No entanto, ressaltou o professor, uma nuvem de partículas em uma das extremidades da galáxia apresenta um padrão de luminosidade incomum, como se fosse iluminada de baixo para cima e refletisse a luz emitida por um objeto no entorno. De acordo com ele, trata-se do que os astrônomos denominam como "nebulosa de reflexão".

"Pela distância entre o reflexo e a fonte de luz, é possível calcular há quanto tempo a luz foi emitida. O centro da galáxia foi 10 milhões de vezes mais luminoso há 350 anos", disse, destacando que a nebulosa de reflexão oferece indícios de que o centro da Via Láctea já foi um AGN.
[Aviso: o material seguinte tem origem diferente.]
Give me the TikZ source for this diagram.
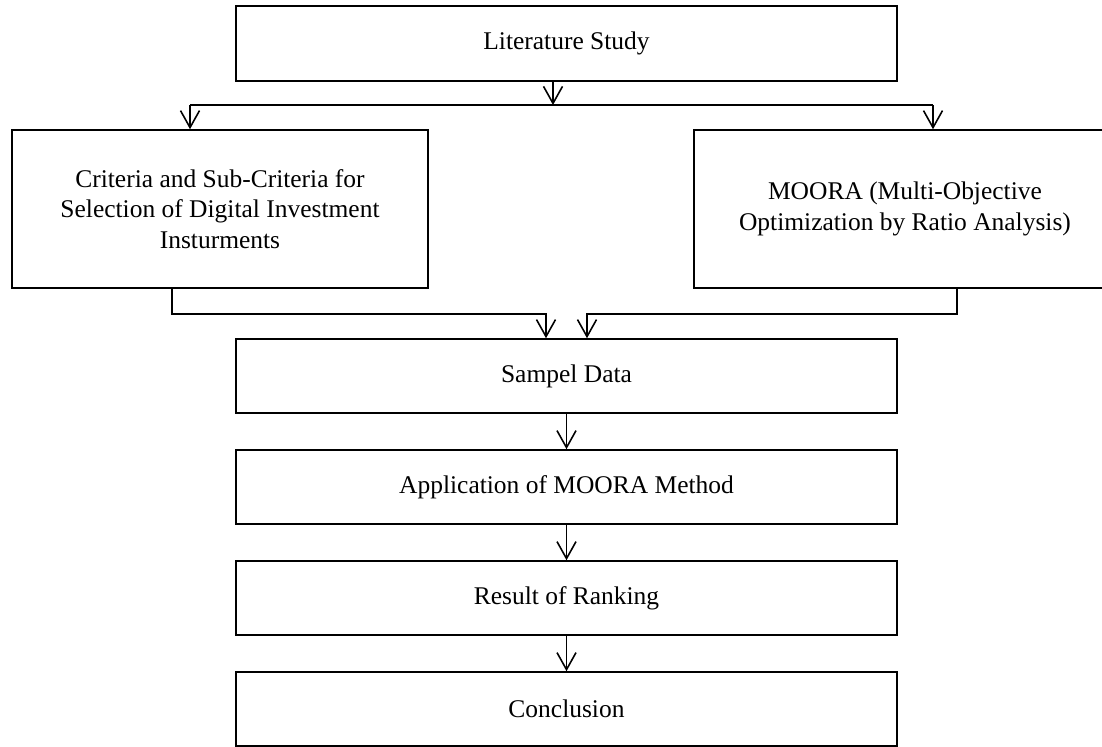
\documentclass[tikz,border=0pt]{standalone}
\usepackage{fontspec}
\setmainfont{Liberation Serif}
\usepackage{tikz}
\usetikzlibrary{arrows.meta}

\tikzset{
  stage/.style={draw, line width=0.9pt, rectangle, inner sep=0pt, align=center,
    font=\fontsize{14.5}{17.5}\selectfont},
  widestage/.style={stage, minimum width=13.22cm, minimum height=1.48cm},
  arr/.style={line width=0.9pt, -{Straight Barb[length=3.4mm,width=3.8mm]}},
  link/.style={line width=0.9pt}
}

\begin{document}
\begin{tikzpicture}[x=0.02cm, y=-0.02cm]
\clip (0,0) rectangle (1102,747);

% stages
\node[widestage, minimum height=1.5cm] (lit) at (566.5,43.5) {Literature Study};
\node[stage, minimum width=8.32cm, minimum height=3.16cm] (crit) at (220,209)
  {Criteria and Sub-Criteria for\\Selection of Digital Investment\\Insturments};
\node[stage, minimum width=8.44cm, minimum height=3.16cm] (moora) at (905,209)
  {MOORA (Multi-Objective\\Optimization by Ratio Analysis)};
\node[widestage] (sampel) at (566.5,376) {Sampel Data};
\node[widestage] (app) at (566.5,487) {Application of MOORA Method};
\node[widestage] (result) at (566.5,598) {Result of Ranking};
\node[widestage] (concl) at (566.5,709) {Conclusion};

% split after the literature study
\coordinate (split) at (553,105);
\coordinate (splitL) at (190,105);
\coordinate (splitR) at (933,105);
\draw[arr] (lit.south -| split) -- (split);
\draw[link] (splitL) -- (splitR);
\draw[arr] (splitL) -- (splitL |- crit.north);
\draw[arr] (splitR) -- (splitR |- moora.north);

% merge into the sample data
\coordinate (critdown) at (172,314);
\coordinate (mooradown) at (957,314);
\coordinate (joinL) at (546,314);
\coordinate (joinR) at (587,314);
\draw[arr] (critdown |- crit.south) -- (critdown) -- (joinL) -- (joinL |- sampel.north);
\draw[arr] (mooradown |- moora.south) -- (mooradown) -- (joinR) -- (joinR |- sampel.north);

% chain
\draw[arr] (sampel.south) -- (app.north);
\draw[arr] (app.south) -- (result.north);
\draw[arr] (result.south) -- (concl.north);
\end{tikzpicture}
\end{document}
"É um tipo de arqueologia na astronomia. Nós podemos olhar para o passado da atividade do centro da galáxia", comparou. "Nesse caso, o eixo do tempo é convertido numa distribuição bidimensional."

Supernova

Segundo Kunieda, a observação das supernovas, explosões que marcam o início da morte das estrelas, também vem contribuindo para a compreensão da história do universo.

O professor explicou que as estrelas, assim como o sol, são brilhantes devido à fusão nuclear do hidrogênio em hélio, processo que resulta na perda de massa e na formação de um núcleo cada vez mais denso.

Quando o combustível acaba, o núcleo da estrela se contrai e se transforma num objeto maciço, com um campo gravitacional extremamente forte. A estrela passa, então, a atrair toda a matéria para o seu centro, até o ponto em que a alta densidade se torna insustentável e o corpo supermassivo colapsa, expandindo a matéria numa grande explosão, a supernova. O que resta desse colapso dá origem aos buracos negros.

Kunieda ressaltou que "os registros dessas explosões são muito úteis para entender a evolução das remanescentes da supernova que nós vemos atualmente". As remanescentes são nebulosas formadas pelo material ejetado no colapso gravitacional, que se afastam do núcleo em alta velocidade. "Nesse caso, o eixo do tempo é convertido em uma distribuição bidimensional de intensidade", concluiu.